2014’s Indigo Child EP woke all the echoes from Outkast’s four album career and so much more Dungeon Family and ATL goodness of yesteryear. However, with these new songs, we discover that Raury was also luxuriating in the back catalog of Arrested Development, and in truly diving into that folky something more, a 19-year old singing and rapping superstar has been born. The native of Stone Mountain, Georgia is possibly rap’s most earnest Southern voice, and in sounding and thinking like Andre 3000 is the voice we were missing to truly hearken the arrival of the alt-folk urban side of rap’s intriguing future.
To start at the end of the beginning, the album’s final track is titled “Friends,” and more so than featuring certain Rock and Roll Hall of Famer and Rage Against The Machine bassist Tom Morello on the heavenly acoustic guitar-led track is that the last words Raury says on this album are “I have some friends who are the future, they need this world more than me.” There’s a level of altruistic decency in that statement that may actually leapfrog this release past Kendrick Lamar’s To Pimp A Butterfly in some ways. Beaming rays of love also shine through on swirling electric guitar ballad “Mama,” ambient Andre 3000-style ballad “Love Is A Four Letter Word” (that feels culled from a recording session from The Love Below), and future-forward acoustic-led groove “Peace Prevail,” which wonders “will rap be a white thing” in the future. As love to Kendrick’s hate, this is a release that Radio Raheem, from Spike Lee joint “Do The Right Thing,” would happily bump in his boombox.
This album isn’t just a triumph of love, it’s a triumph of vision, too. Though not quite old enough to drink, All We Need is drunk on inspiration and reasons for ponderous thought. Pairing with Mississippi living legend Big KRIT for “Forbidden Knowledge” finds the two southerners heading into the political realm, and when Raury asks “why does history repeat like a sequel,” over an open and hollow break-laden production with a slippery synth in the melody, it opens a Pandora’s Box of intrigue. Aforementioned ‘90s rap icons Arrested Development had a 1994 single entitled “Revolution” on the Malcolm X soundtrack, and while this track is more suited for Woodstock-era Richie Havens than Baba Oje with it’s heavy guitar strumming, this ode to “the power of music” still carries a message advocating for instigation as a cause for liberation.
“Trap Tears” features Key!, an underground Atlanta emcee most notable for his connection with the left-of-center Awful Records clique. This is a rock jam that dips its toes into trap anthem status enough to make Dave Matthews Band fans want to get crunk at festivals and serve work out of bandos worldwide. Amazingly enough, the ballad has a rough underbelly and as an anthem not at festivals is just hard enough that it should be a rallying cry for young men in hoods worldwide who were raised by single mothers who never expected to lose their son’s fathers to the streets.
The album’s best overall single may be “Devil’s Whisper,” which in its boom clap percussion and mournful, spiritual vibe elevates this release to a whole other level of emotional connectivity.
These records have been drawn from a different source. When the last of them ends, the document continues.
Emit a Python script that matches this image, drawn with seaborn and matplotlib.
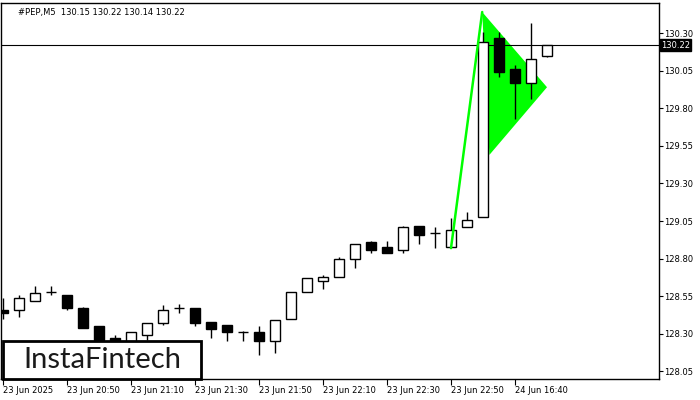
import pandas as pd
import matplotlib
matplotlib.use("Agg")
import matplotlib.pyplot as plt
import matplotlib.patches as mpatches
import seaborn as sns

# candle data
opens  = [128.46, 128.46, 128.52, 128.58, 128.56, 128.47, 128.35, 128.27, 128.24, 128.29,
          128.37, 128.47, 128.47, 128.38, 128.36, 128.31, 128.31, 128.25, 128.40, 128.58,
          128.65, 128.68, 128.80, 128.91, 128.88, 128.86, 129.02, 128.97, 128.88, 129.01,
          129.08, 130.27, 130.06, 129.97, 130.15]
highs  = [128.54, 128.56, 128.62, 128.62, 128.56, 128.48, 128.35, 128.29, 128.31, 128.37,
          128.49, 128.50, 128.47, 128.38, 128.36, 128.32, 128.35, 128.39, 128.58, 128.67,
          128.69, 128.81, 128.90, 128.92, 128.92, 129.02, 129.02, 129.01, 129.07, 129.11,
          130.31, 130.31, 130.09, 130.37, 130.22]
lows   = [128.40, 128.41, 128.52, 128.56, 128.46, 128.34, 128.23, 128.23, 128.22, 128.26,
          128.36, 128.44, 128.35, 128.27, 128.25, 128.25, 128.16, 128.17, 128.40, 128.58,
          128.60, 128.68, 128.74, 128.84, 128.84, 128.84, 128.90, 128.87, 128.88, 129.01,
          129.08, 130.01, 129.73, 129.86, 130.14]
closes = [128.44, 128.54, 128.57, 128.58, 128.47, 128.34, 128.26, 128.26, 128.31, 128.37,
          128.46, 128.47, 128.37, 128.33, 128.31, 128.31, 128.25, 128.39, 128.58, 128.67,
          128.68, 128.80, 128.90, 128.86, 128.84, 129.01, 128.96, 128.97, 128.99, 129.06,
          130.24, 130.04, 129.97, 130.13, 130.22]

tick_pos = [0, 4, 8, 12, 16, 20, 24, 28, 32]
tick_labels = ["23 Jun 2025", "23 Jun 20:50", "23 Jun 21:10", "23 Jun 21:30", "23 Jun 21:50",
               "23 Jun 22:10", "23 Jun 22:30", "23 Jun 22:50", "24 Jun 16:40"]
y_ticks = [128.05, 128.30, 128.55, 128.80, 129.05, 129.30, 129.55, 129.80, 130.05, 130.30]

# bullish pennant: flagpole and flag
pole_x = [28, 29.95]
pole_y = [128.87, 130.44]
flag_x = [29.95, 34, 30.4]
flag_y = [130.44, 129.94, 129.49]
last_price = 130.22

df = pd.DataFrame({"open": opens, "high": highs, "low": lows, "close": closes})
df["i"] = range(len(df))
df["up"] = df["close"] >= df["open"]

sns.set_style("white")
plt.rcParams["font.family"] = ["DejaVu Sans"]

fig = plt.figure(figsize=(7, 4), dpi=100)
ax = fig.add_axes([1 / 700, 21 / 400, 658 / 700, 376 / 400])

# flag (behind candles)
ax.fill(flag_x, flag_y, color="#00ff00", lw=0, zorder=1)

# last price line
ax.axhline(last_price, color="black", lw=0.8, zorder=2)

# candles
ax.vlines(df["i"], df["low"], df["high"], color="black", lw=1, zorder=3)
body_lo = df[["open", "close"]].min(axis=1)
body_h = (df["close"] - df["open"]).abs()
ax.bar(df["i"], body_h, bottom=body_lo, width=0.62,
       color=["white" if u else "black" for u in df["up"]],
       edgecolor="black", lw=1, zorder=4)

# flagpole (on top)
sns.lineplot(x=pole_x, y=pole_y, color="#00ff00", lw=1.8, ax=ax, zorder=5)

ax.set_xlim(-0.125, 41.0)
ax.set_ylim(128.0, 130.5)

ax.yaxis.tick_right()
ax.set_yticks(y_ticks)
ax.set_yticklabels([f"{v:.2f}" for v in y_ticks])
ax.tick_params(axis="y", right=True, direction="out", length=3, width=0.8, pad=1,
               labelsize=6, colors="black")
ax.set_xticks(tick_pos)
ax.set_xticklabels(tick_labels, ha="left")
ax.tick_params(axis="x", bottom=True, direction="out", length=4, width=0.8, pad=1,
               labelsize=6, colors="black")
for s in ax.spines.values():
    s.set_color("black")
    s.set_linewidth(1)

# price tag on the right axis
ax.text(1.003, last_price, f"{last_price:.2f}", transform=ax.get_yaxis_transform(),
        ha="left", va="center", fontsize=6, color="white",
        bbox=dict(boxstyle="square,pad=0.15", fc="black", ec="black"), zorder=10)

# header
fig.text(18 / 700, 1 - 12 / 400, "#PEP,M5  130.15 130.22 130.14 130.22",
         fontsize=6, ha="left", va="center", color="black")

# logo box
fig.patches.append(mpatches.Rectangle((3 / 700, 21 / 400), 198 / 700, 38 / 400,
                                      transform=fig.transFigure, fc="white",
                                      ec="black", lw=2, zorder=20))
fig.text(102 / 700, 1 - 360 / 400, "InstaFintech", fontsize=21, family="Lato",
         ha="center", va="center", color="#1a1a1a", zorder=21)

fig.savefig("out.png", dpi=100)
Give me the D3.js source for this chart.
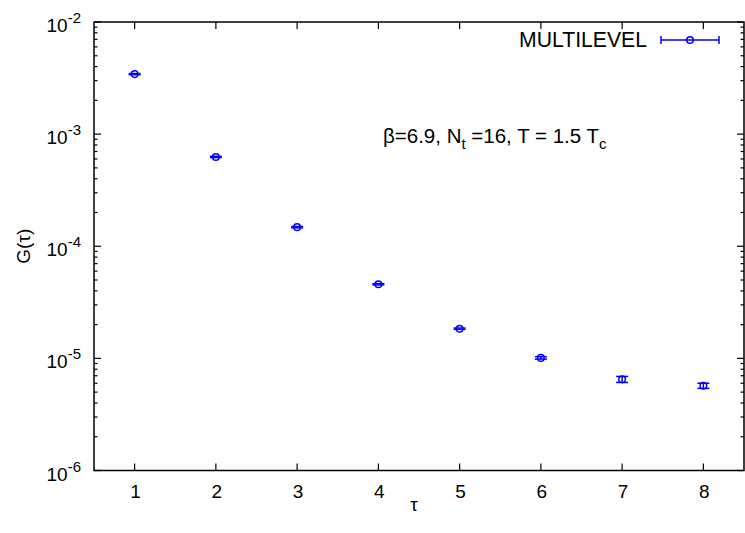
<!DOCTYPE html>
<html><head><meta charset="utf-8">
<script src="https://cdn.jsdelivr.net/npm/d3@7"></script>
<style>body{margin:0;background:#fff}text{font-family:"Liberation Sans",Arial,sans-serif}</style>
</head><body>
<svg id="c" width="745" height="533"></svg>
<script>
const tau = [1,2,3,4,5,6,7,8];
const G = [3.43e-3, 6.26e-4, 1.48e-4, 4.58e-5, 1.84e-5, 1.01e-5, 6.5e-6, 5.7e-6];
const Gerr = [4e-5, 8e-6, 2e-6, 6e-7, 2.5e-7, 2.5e-7, 4e-7, 3e-7];
const xTicks = [1,2,3,4,5,6,7,8];
const yExps = [-2,-3,-4,-5,-6];
const seriesName = "MULTILEVEL";

const svg = d3.select("#c");
const L=94, R=744, T=22, B=470.5;
const x = d3.scaleLinear().domain([0.5,8.5]).range([L,R]);
const y = d3.scaleLog().domain([1e-6,1e-2]).range([B,T]);
const blue = "#0000ff";

// ticks
const g = svg.append("g").attr("stroke","#000").attr("stroke-width",1.2);
xTicks.forEach(t=>{
  g.append("line").attr("x1",x(t)).attr("x2",x(t)).attr("y1",B).attr("y2",B-7);
  g.append("line").attr("x1",x(t)).attr("x2",x(t)).attr("y1",T).attr("y2",T+7);
});
for(let e=-6;e<=-2;e++){
  const v=Math.pow(10,e);
  g.append("line").attr("x1",L).attr("x2",L+7).attr("y1",y(v)).attr("y2",y(v));
  g.append("line").attr("x1",R).attr("x2",R-7).attr("y1",y(v)).attr("y2",y(v));
  if(e<-2) for(let m=2;m<=9;m++){
    const yy=y(m*v);
    g.append("line").attr("x1",L).attr("x2",L+3.5).attr("y1",yy).attr("y2",yy);
    g.append("line").attr("x1",R).attr("x2",R-3.5).attr("y1",yy).attr("y2",yy);
  }
}
svg.append("rect").attr("x",L).attr("y",T).attr("width",R-L).attr("height",B-T)
  .attr("fill","none").attr("stroke","#000").attr("stroke-width",1.5);

// tick labels
xTicks.forEach(t=>{
  svg.append("text").attr("x",x(t)+1).attr("y",498).attr("text-anchor","middle")
    .attr("font-size",19).text(t);
});
yExps.forEach(e=>{
  const t=svg.append("text").attr("x",81).attr("y",y(Math.pow(10,e))+10).attr("text-anchor","end").attr("font-size",19);
  t.append("tspan").text("10");
  t.append("tspan").attr("dy",-9).attr("font-size",15).text(e);
});
// axis titles
svg.append("text").attr("x",x(4.5)-5).attr("y",511).attr("text-anchor","middle").attr("font-size",19).text("τ");
svg.append("text").attr("transform","translate(30,"+((T+B)/2)+") rotate(-90)").attr("text-anchor","middle").attr("font-size",19).text("G(τ)");

// annotation
const a = svg.append("text").attr("x",383).attr("y",143).attr("font-size",20.5);
a.append("tspan").text("β=6.9, N");
a.append("tspan").attr("dy",6).attr("font-size",15).text("t");
a.append("tspan").attr("dy",-6).text(" =16, T = 1.5 T");
a.append("tspan").attr("dy",6).attr("font-size",15).text("c");

// data
const d = svg.append("g").attr("stroke",blue).attr("stroke-width",1.5).attr("fill","none");
tau.forEach((t,i)=>{
  const cx=x(t), lo=y(G[i]-Gerr[i]), hi=y(G[i]+Gerr[i]), cy=y(G[i]);
  d.append("line").attr("x1",cx).attr("x2",cx).attr("y1",lo).attr("y2",hi);
  d.append("line").attr("x1",cx-6).attr("x2",cx+6).attr("y1",lo).attr("y2",lo);
  d.append("line").attr("x1",cx-6).attr("x2",cx+6).attr("y1",hi).attr("y2",hi);
  d.append("circle").attr("cx",cx).attr("cy",cy).attr("r",3.3);
});

// legend
svg.append("text").attr("x",647).attr("y",46.5).attr("text-anchor","end").attr("font-size",21.2).text(seriesName);
const lg = svg.append("g").attr("stroke",blue).attr("stroke-width",1.5).attr("fill","none");
lg.append("line").attr("x1",661).attr("x2",719).attr("y1",40).attr("y2",40);
lg.append("line").attr("x1",661).attr("x2",661).attr("y1",36).attr("y2",44);
lg.append("line").attr("x1",719).attr("x2",719).attr("y1",36).attr("y2",44);
lg.append("circle").attr("cx",690).attr("cy",40).attr("r",3.3);
</script>
</body></html>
An O Brother Where Art Thou moment for the Breaking Bad generation, this one is both dark and heartfelt, and in both heartstrings being tugged with equal might, the overall production and vocal performance is extra tight. “Try to rule the world young boy…I can give you everything…” says the Raury voicing the devil narrator tempting his soul, and the same conflict that paralyzes Kendrick Lamar in existential angst about “abusing his influence” raises his ugly head here, too. Just like Kendrick though, Raury’s going to lift his head to the sky, find the sun setting against the sky-as-life, and sprint to it before it appears to disappear forever.
On woozy synthed album opener “All We Need,” Raury states that “God is our friend.” After emo-hood pop song “Woodcrest Manor,” radio disc jockey character and album narrator DJ Slow Jazz urges listeners to “get it off your chest, and feel better.” In Raury standing and delivering as a young man offering all the answers to the problems in a world gone mad, the Indigo Child, in pointing to everything but himself to give us All We Need to survive actually proves to maybe be the best leader to guide the world into what lies beyond these violent times. This isn’t an album, it’s the spiritual essence of the joy beyond the pain.